▶ [What is asked]:
Your task is to print all of the data word for word.

_____

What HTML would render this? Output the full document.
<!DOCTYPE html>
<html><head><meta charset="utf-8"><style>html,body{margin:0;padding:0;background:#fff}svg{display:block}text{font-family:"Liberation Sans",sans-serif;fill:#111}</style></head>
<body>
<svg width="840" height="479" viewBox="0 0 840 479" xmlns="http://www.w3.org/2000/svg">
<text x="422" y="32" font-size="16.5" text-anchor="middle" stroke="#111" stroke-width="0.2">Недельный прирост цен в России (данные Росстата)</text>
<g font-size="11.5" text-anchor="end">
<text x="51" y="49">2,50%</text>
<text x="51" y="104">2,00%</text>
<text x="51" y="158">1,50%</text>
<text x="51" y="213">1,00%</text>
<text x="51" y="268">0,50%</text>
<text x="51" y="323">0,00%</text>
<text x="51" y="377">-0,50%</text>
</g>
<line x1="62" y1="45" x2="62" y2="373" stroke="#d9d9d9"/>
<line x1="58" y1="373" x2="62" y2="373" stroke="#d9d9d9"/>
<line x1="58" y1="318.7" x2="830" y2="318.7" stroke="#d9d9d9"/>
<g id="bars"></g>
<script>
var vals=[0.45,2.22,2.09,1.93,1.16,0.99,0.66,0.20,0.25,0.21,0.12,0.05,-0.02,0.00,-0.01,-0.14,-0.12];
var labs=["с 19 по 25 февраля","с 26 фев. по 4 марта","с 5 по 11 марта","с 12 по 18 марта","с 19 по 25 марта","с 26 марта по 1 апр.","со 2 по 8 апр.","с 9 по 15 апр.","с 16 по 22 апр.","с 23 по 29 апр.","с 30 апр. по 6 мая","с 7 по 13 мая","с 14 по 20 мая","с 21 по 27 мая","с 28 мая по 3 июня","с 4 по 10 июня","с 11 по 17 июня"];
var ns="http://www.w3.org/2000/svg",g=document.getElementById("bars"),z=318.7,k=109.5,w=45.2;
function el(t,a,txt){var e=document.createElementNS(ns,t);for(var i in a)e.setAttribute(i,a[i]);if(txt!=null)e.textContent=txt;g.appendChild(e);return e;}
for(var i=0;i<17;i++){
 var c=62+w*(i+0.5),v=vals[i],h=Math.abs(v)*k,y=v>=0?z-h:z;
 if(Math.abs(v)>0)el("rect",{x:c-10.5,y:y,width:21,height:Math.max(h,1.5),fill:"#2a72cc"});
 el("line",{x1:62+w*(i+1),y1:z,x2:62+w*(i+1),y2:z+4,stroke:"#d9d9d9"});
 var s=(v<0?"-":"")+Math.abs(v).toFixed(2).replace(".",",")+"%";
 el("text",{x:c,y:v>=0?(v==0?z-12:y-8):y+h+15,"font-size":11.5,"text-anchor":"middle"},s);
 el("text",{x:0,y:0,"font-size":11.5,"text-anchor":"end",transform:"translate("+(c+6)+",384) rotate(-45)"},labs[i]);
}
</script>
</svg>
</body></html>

_____

▶ [Response to the task]:
What HTML would render this? Output the full document.
<!DOCTYPE html>
<html><head><meta charset="utf-8"><style>html,body{margin:0;padding:0;background:#fff}svg{display:block}text{font-family:"Liberation Sans",sans-serif;fill:#111}</style></head>
<body>
<svg width="840" height="479" viewBox="0 0 840 479" xmlns="http://www.w3.org/2000/svg">
<text x="422" y="32" font-size="16.5" text-anchor="middle" stroke="#111" stroke-width="0.2">Недельный прирост цен в России (данные Росстата)</text>
<g font-size="11.5" text-anchor="end">
<text x="51" y="49">2,50%</text>
<text x="51" y="104">2,00%</text>
<text x="51" y="158">1,50%</text>
<text x="51" y="213">1,00%</text>
<text x="51" y="268">0,50%</text>
<text x="51" y="323">0,00%</text>
<text x="51" y="377">-0,50%</text>
</g>
<line x1="62" y1="45" x2="62" y2="373" stroke="#d9d9d9"/>
<line x1="58" y1="373" x2="62" y2="373" stroke="#d9d9d9"/>
<line x1="58" y1="318.7" x2="830" y2="318.7" stroke="#d9d9d9"/>
<g id="bars"></g>
<script>
var vals=[0.45,2.22,2.09,1.93,1.16,0.99,0.66,0.20,0.25,0.21,0.12,0.05,-0.02,0.00,-0.01,-0.14,-0.12];
var labs=["с 19 по 25 февраля","с 26 фев. по 4 марта","с 5 по 11 марта","с 12 по 18 марта","с 19 по 25 марта","с 26 марта по 1 апр.","со 2 по 8 апр.","с 9 по 15 апр.","с 16 по 22 апр.","с 23 по 29 апр.","с 30 апр. по 6 мая","с 7 по 13 мая","с 14 по 20 мая","с 21 по 27 мая","с 28 мая по 3 июня","с 4 по 10 июня","с 11 по 17 июня"];
var ns="http://www.w3.org/2000/svg",g=document.getElementById("bars"),z=318.7,k=109.5,w=45.2;
function el(t,a,txt){var e=document.createElementNS(ns,t);for(var i in a)e.setAttribute(i,a[i]);if(txt!=null)e.textContent=txt;g.appendChild(e);return e;}
for(var i=0;i<17;i++){
 var c=62+w*(i+0.5),v=vals[i],h=Math.abs(v)*k,y=v>=0?z-h:z;
 if(Math.abs(v)>0)el("rect",{x:c-10.5,y:y,width:21,height:Math.max(h,1.5),fill:"#2a72cc"});
 el("line",{x1:62+w*(i+1),y1:z,x2:62+w*(i+1),y2:z+4,stroke:"#d9d9d9"});
 var s=(v<0?"-":"")+Math.abs(v).toFixed(2).replace(".",",")+"%";
 el("text",{x:c,y:v>=0?(v==0?z-12:y-8):y+h+15,"font-size":11.5,"text-anchor":"middle"},s);
 el("text",{x:0,y:0,"font-size":11.5,"text-anchor":"end",transform:"translate("+(c+6)+",384) rotate(-45)"},labs[i]);
}
</script>
</svg>
</body></html>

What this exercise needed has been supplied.